I was pondering again for a potential student what would be some of the best college majors they could choose from. Given that most people change jobs and careers often out of either choice or forced by economic circumstances it seems majoring in something in college that gives you transferable skills that can be applied to many different jobs and career paths is ideal.
Majors I was thinking of
MBA
Mathematics
Accounting/ Finance
Engineering
Health Care
Biology
Chemistry
Social Services
Technology
What are your ideas?
You are on the right path. Basically STEM skills. Anything which teaches you how to think and solve problems can be applied as a valuable asset across a wide swath of job titles.
Troubleshooting skills, problem-solving skills.
Social services is kind of specialized.
Chemistry is a little specialized.
Biology is a little specialized.
In any of those three, you may change jobs or job titles, but will likely stay in the same field.
Healthcare is highly specialized unless you are just talking about office/clerical work.
Same with accounting.
Mathematics is pretty vague and broad unless you are talking about pure theory and research.
The problem with the above I've listed is that if you are already being displaced in your present job, why would you think there would be openings elsewhere?

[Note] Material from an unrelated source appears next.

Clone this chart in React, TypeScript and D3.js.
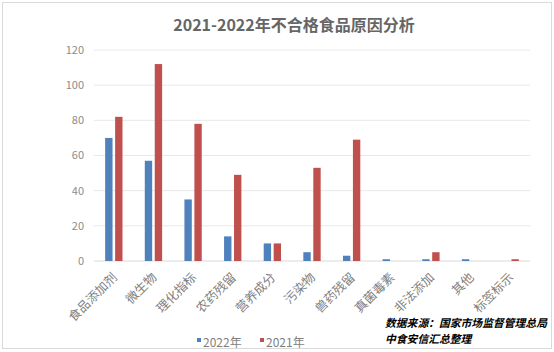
import { useEffect, useRef } from "react";
import * as d3 from "d3";

const categories = ["食品添加剂", "微生物", "理化指标", "农药残留", "营养成分", "污染物", "兽药残留", "真菌毒素", "非法添加", "其他", "标签标示"];
const values2022 = [70, 57, 35, 14, 10, 5, 3, 1, 1, 1, 0];
const values2021 = [82, 112, 78, 49, 10, 53, 69, 0, 5, 0, 1];
const seriesNames = ["2022年", "2021年"];
const yTicks = [0, 20, 40, 60, 80, 100, 120];

const W = 554;
const H = 352;
const FONT = "'Noto Sans CJK SC', 'Noto Sans', sans-serif";

export default function App() {
  const svgRef = useRef<SVGSVGElement>(null);

  useEffect(() => {
    if (!svgRef.current) return;
    const svg = d3.select(svgRef.current);
    svg.selectAll("*").remove();

    const left = 94, right = 530, top = 50, bottom = 261;

    // outer frame
    svg.append("rect")
      .attr("x", 2.5).attr("y", 2.5)
      .attr("width", W - 5).attr("height", H - 6)
      .attr("fill", "#fff")
      .attr("stroke", "#d9d9d9");

    svg.append("text")
      .attr("x", 294).attr("y", 31)
      .attr("text-anchor", "middle")
      .attr("font-family", FONT)
      .attr("font-size", 16)
      .attr("font-weight", "bold")
      .attr("fill", "#666")
      .text("2021-2022年不合格食品原因分析");

    const x = d3.scaleBand<string>().domain(categories).range([left, right]);
    const y = d3.scaleLinear().domain([0, 120]).range([bottom, top]);
    const inner = d3.scaleBand<string>()
      .domain(seriesNames)
      .range([0, x.bandwidth()])
      .paddingInner(0.26)
      .paddingOuter(1.12);

    // gridlines
    svg.append("g")
      .selectAll("line")
      .data(yTicks)
      .join("line")
      .attr("x1", left).attr("x2", right)
      .attr("y1", (d) => y(d)).attr("y2", (d) => y(d))
      .attr("stroke", (d) => (d === 0 ? "#d9d9d9" : "#e8e8e8"))
      .attr("stroke-width", 1);

    svg.append("g")
      .selectAll("text")
      .data(yTicks)
      .join("text")
      .attr("x", 84)
      .attr("y", (d) => y(d))
      .attr("dy", "0.35em")
      .attr("text-anchor", "end")
      .attr("font-family", FONT)
      .attr("font-size", 11)
      .attr("fill", "#8c8c8c")
      .text((d) => d);

    const colors = ["#4F81BD", "#C0504D"];
    const series = [values2022, values2021];
    series.forEach((vals, si) => {
      svg.append("g")
        .selectAll("rect")
        .data(vals.map((v, i) => ({ c: categories[i], v })))
        .join("rect")
        .attr("x", (d) => (x(d.c) ?? 0) + (inner(seriesNames[si]) ?? 0))
        .attr("y", (d) => y(d.v))
        .attr("width", inner.bandwidth())
        .attr("height", (d) => bottom - y(d.v))
        .attr("fill", colors[si]);
    });

    // x labels
    svg.append("g")
      .selectAll("text")
      .data(categories)
      .join("text")
      .attr("transform", (d) => `translate(${(x(d) ?? 0) + x.bandwidth() / 2 + 1},${bottom + 14}) rotate(-45)`)
      .attr("text-anchor", "end")
      .attr("dy", "0.35em")
      .attr("font-family", FONT)
      .attr("font-size", 12.5)
      .attr("fill", "#7f7f7f")
      .text((d) => d);

    // legend
    const legend = svg.append("g");
    const legendX = [197, 260];
    seriesNames.forEach((name, i) => {
      legend.append("rect")
        .attr("x", legendX[i]).attr("y", 338)
        .attr("width", 4).attr("height", 4)
        .attr("fill", colors[i]);
      legend.append("text")
        .attr("x", legendX[i] + 6).attr("y", 343)
        .attr("dy", "0.35em")
        .attr("font-family", FONT)
        .attr("font-size", 12)
        .attr("fill", "#7f7f7f")
        .text(name);
    });

    // source note
    const note = ["数据来源：国家市场监督管理总局", "中食安信汇总整理"];
    note.forEach((t, i) => {
      svg.append("text")
        .attr("x", 385).attr("y", 327 + i * 16)
        .attr("font-family", FONT)
        .attr("font-size", 10.8)
        .attr("font-weight", "bold")
        .attr("font-style", "italic")
        .attr("fill", "#000")
        .text(t);
    });
  }, []);

  return (
    <div style={{ position: "absolute", left: 0, top: 0 }}>
      <svg ref={svgRef} width={W} height={H} style={{ display: "block" }} />
    </div>
  );
}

I was highly interested in astronomy and space science growing up but when I got to HS, I switched my interest to electrical engineering because I realized there is not only a limited demand for astronomers, but to work as one, I would likely have to relocate to and work at a university which I didn't want to do. And at that, you have to petition for grants to finance your work, teach, and express interests in areas of grant money to which have appeal to the financial backers as interesting to THEM to back not necessarily areas of which YOU are interested in studying.
Electronic technology, communication technology, technician troubleshooting, big demand for those. Everything is voltage, current and resistance--- if you can troubleshoot, repair, solve problems, etc., in one field, you can do so in many others.
Same with electronic and electrical engineering. Most everything today has electronics in it, operates off electricity, so if you can design/engineer in one field, you can pretty much do in another. I worked in many fields as an engineer, both telecommunications, heavy industry manufacturing, metallurgy, and even music/broadcast.
Computer science is another, that is all electronic/electrical on the hardware end, but there is also the software end, programming. But I think the market is rather glutted with programmers and most of that work is out on the West Coast.